A Room of One’s Own, by Virginia Woolf
Essay, published in 1929, ★★★✫
My first longer book by the author (I had only read and much enjoyed another essay, How Should One Read a Book? in a collection of essays by various authors.
This essay is aimed to answer the question of the role of women in literature. Woolf starts by not truly wanting to answer the question in the classic terms of what’s the value of women’s literature, whether or not they are inferior, superior, or equal to men as writers. She approaches the essay dramatizing the mental process in the character of an imaginary narrator. That had me a tad lost initially, until I realized she was using fiction somehow, to answer and write non fiction. Through that imaginary woman, (“call me Mary Beton, Mary Seton, Mary Carmichael or by any name you please—it is not a matter of any importance”), she takes us to Oxbridge (Oxford and Cambridge), where she’ll explore the conditions of the educational experience for both men and women. And, -quoting from Sparknotes:
She then spends a day in the British Library perusing the scholarship on women, all of which has written by men and all of which has been written in anger. Turning to history, she finds so little data about the everyday lives of women that she decides to reconstruct their existence imaginatively. The figure of Judith Shakespeare is generated as an example of the tragic fate a highly intelligent woman would have met with under those circumstances. In light of this background, she considers the achievements of the major women novelists of the nineteenth century and reflects on the importance of tradition to an aspiring writer. A survey of the current state of literature follows, conducted through a reading the first novel of one of the narrator’s contemporaries. Woolf closes the essay with an exhortation to her audience of women to take up the tradition that has been so hardly bequeathed to them, and to increase the endowment for their own daughters.
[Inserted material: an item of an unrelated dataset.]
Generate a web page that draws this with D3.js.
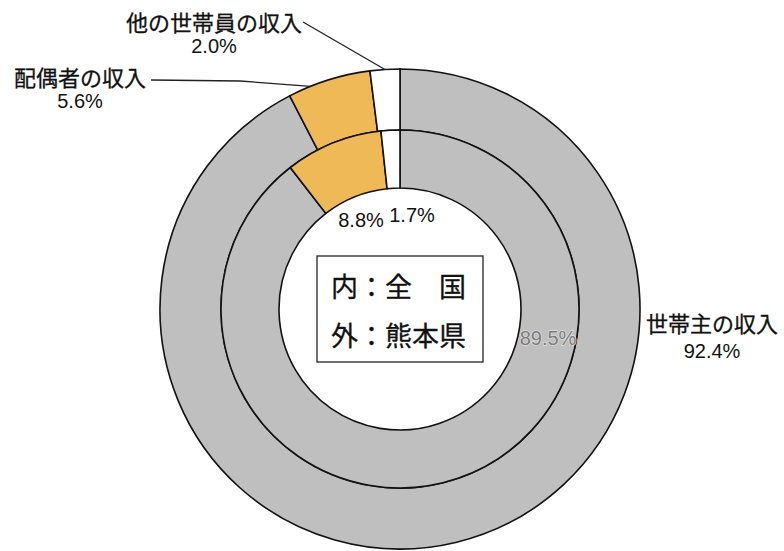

Woolf sustains that women, (and writers in general), require some space and monetary solvency to write. That brought me directly to another book I’m reading, A Circle of Quiet, published the year I was born, 1971. In it, Madeleine L’Engle shares her experience as a woman, wife, housewife, mother, teacher, and writer. If Woolf, writing in 1929, expresses the impediments for women to write as having to do all the work for man, having to overcome numerous obstacles to finding their own voice, being severed from travel, experiences, and that total freedom to devote themselves to their art, L’Engle, writing in 1971, shares how it was possible for her to cultivate her art, and not only juggle it along with her other many demands, but how she drew from her family life, her life in her own community and as a teacher to adults and youngsters alike. How life and people gave to her, and how she gave to them, thus the circle image. And not any circle, but a circle of quiet, (her own personal place at Croswicks, where she retrieved to when the noise and tension of life became unbearable.)
I admit that, despite feeling very accomplished after reading this book, there were some dry parts to my XXIst century discombobulated mind. But they moved fast, and I arrived at more enticing moments, specially the one where she delves into XIX century women novelists. I was nodding my head with a grin on my face when she talked about Charlotte Brontë and Jane Austen. Yes. Austen seems a happier writer, no bitterness or pungency can be seen in her prose. It’s either she was happy with her circumstances, or her circumstances made her happy, as Woolf remarks. But there’s resentment in Brontë. Her sentences are flamant. Nobody can deny that’s the reason why many of us love Wuthering Heights, even Jane Eyre, and why some rather enjoy Austen. (Which it’s to say nothing in terms of taste, since many may love both. Her remark was about the effects of living conditions on women’s literature, once more, to point to the tremendous obstacles for the blooming of the female talent.)
I want to believe there’s been improvement, which doesn’t diminish the relevance of this book. It reads as an ‘older book’, maybe because of the many references to authors and titles of her time, but it surely doesn’t feel like the nonagenarian book that it is.
I can only say that I am quite ready to one of Woolf’s novels. I’ve chosen her renown To the Lighthouse. I believe I’ll enjoy it. I’ll surely let you all know, -in case you want to hear. I’m also interested in hearing what you have to share about this author and her work.